Recipe

Ode to val d’or

Ode to val d’or

(5 gallons/19 L, all-grain)
OG = 1.056  FG = 1.002
IBU = 33  SRM = 9  ABV = 6.9%

Orval pours orange-brown with a big, rocky head. The very spritzy levels of carbonation with a slight sour note and distinctive Brett character make the beer feel prickly on the tongue. Orval is dry and has little hop bitterness or flavor, although it is the only Trappist ale to be dry hopped.

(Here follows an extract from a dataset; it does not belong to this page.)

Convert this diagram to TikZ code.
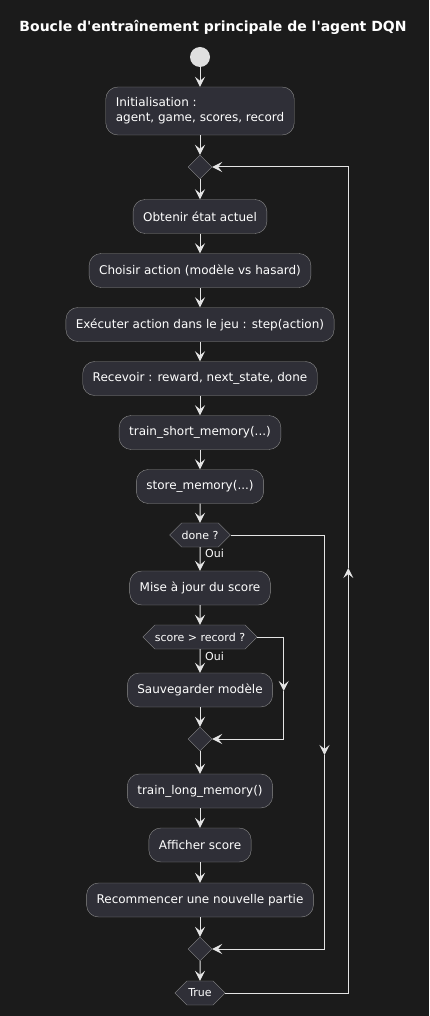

This recipe creates a beer similar to the Orval beer distributed to the US with a higher ABV.

Ingredients
8.5 lbs. (3.8 kg) Pilsner malt
1.3 lbs. (0.6 kg) English light crystal malt (40 °L)
2.2 lbs. (1 kg) candi syrup (1 °L)
4.4 AAU Hallertau-Hersbrücker hops (60 min.) (1.1 oz./31 g of 4% alpha acids)
3.3 AAU Styrian Goldings hops (60 min.) (0.66 oz./19 g of 5% alpha acids)
2.5 AAU Styrian Goldings hops (15 min.) (0.5 oz./14 g of 5% alpha acids)
0.3 oz. (8 g) Strisselspalt whole cone hops (dry hop)
0.25 oz. (7 g) Hallertau-Hersbrücker whole cone hops (dry hop)
1⁄4 tsp. yeast nutrients
White Labs WLP510 (Bastogne Belgian Ale) or Wyeast 3522 (Belgian Ardennes) or LalBrew Abbaye Belgian Ale yeast 
Wyeast 3112 (Brettanomyces bruxellensis) or White Labs WLP650 (Brettanomyces bruxellensis) yeast
1 cup corn sugar (if priming)

Step by Step
Heat 3.6 gallons (13.5 L) of water to 163 °F (73 °C), stir in crushed grains and mash at 150 °F (65 °C). Mash for 60 minutes raise grain bed temperature to 162 °F (72 °C). Hold for 15 minutes. Recirculate until wort is clear, then begin running wort off to kettle. Sparge with 170 °F (77 °C) water to collect roughly 7 gallons (26.5 L). Boil wort for 90 minutes, adding hops as indicated. Add yeast nutrients with 15 minutes left in boil and candi syrup at the end of boil. Cool wort down to 59 °F (15 °C), aerate, and pitch the Belgian yeast strain. Fermentation temperature can be slowly raised up to 72 °F (22 °C) to finish. Rack to secondary when active fermentation is complete and add Brettanomyces and dry hops. Let condition for 3 weeks at 59 °F (15 °C) before bottling. Condition warm for 3 weeks in bottles before serving.

Ode to val d’or

(5 gallons/19 L, extract with grains)
OG = 1.056  FG = 1.002
IBU = 33  SRM = 9  ABV = 6.9%

Ingredients
4 lbs. (1.8 kg) Pilsen dried malt extract
1.3 lbs. (0.6 kg) English light crystal malt (40 °L)
2.2 lbs. (1 kg) candi syrup (1 °L)
4.4 AAU Hallertau-Hersbrücker hops (60 min.) (1.1 oz./31 g of 4% alpha acids)
3.3 AAU Styrian Goldings hops (60 min.) (0.66 oz./19 g of 5% alpha acids)
2.5 AAU Styrian Goldings hops (15 min.) (0.5 oz./14 g of 5% alpha acids)
0.3 oz. (8 g) Strisselspalt whole cone hops (dry hop)
0.25 oz. (7 g) Hallertau-Hersbrücker whole cone hops (dry hop)
1⁄4 tsp. yeast nutrients
White Labs WLP510 (Bastogne Belgian Ale) or Wyeast 3522 (Belgian Ardennes) or LalBrew Abbaye Belgian Ale yeast 
Wyeast 3112 (Brettanomyces bruxellensis) or White Labs WLP650 (Brettanomyces bruxellensis) yeast
1 cup corn sugar (if priming)

Step by Step
Heat 5 gallons (19 L) of water to 163 °F (73 °C). Steep crushed grains in a grain bag as the water heats. When the temperature hits 170 °F (77 °C) remove the grains. Off heat, stir in dried malt extract until it is fully dissolved. Turn heat back on and bring wort to a boil. Add the first charge of hops and begin the 60-minute boil. Follow the rest of the all-grain recipe, being sure to top off to 5 gallons (19 L) after chilling the wort.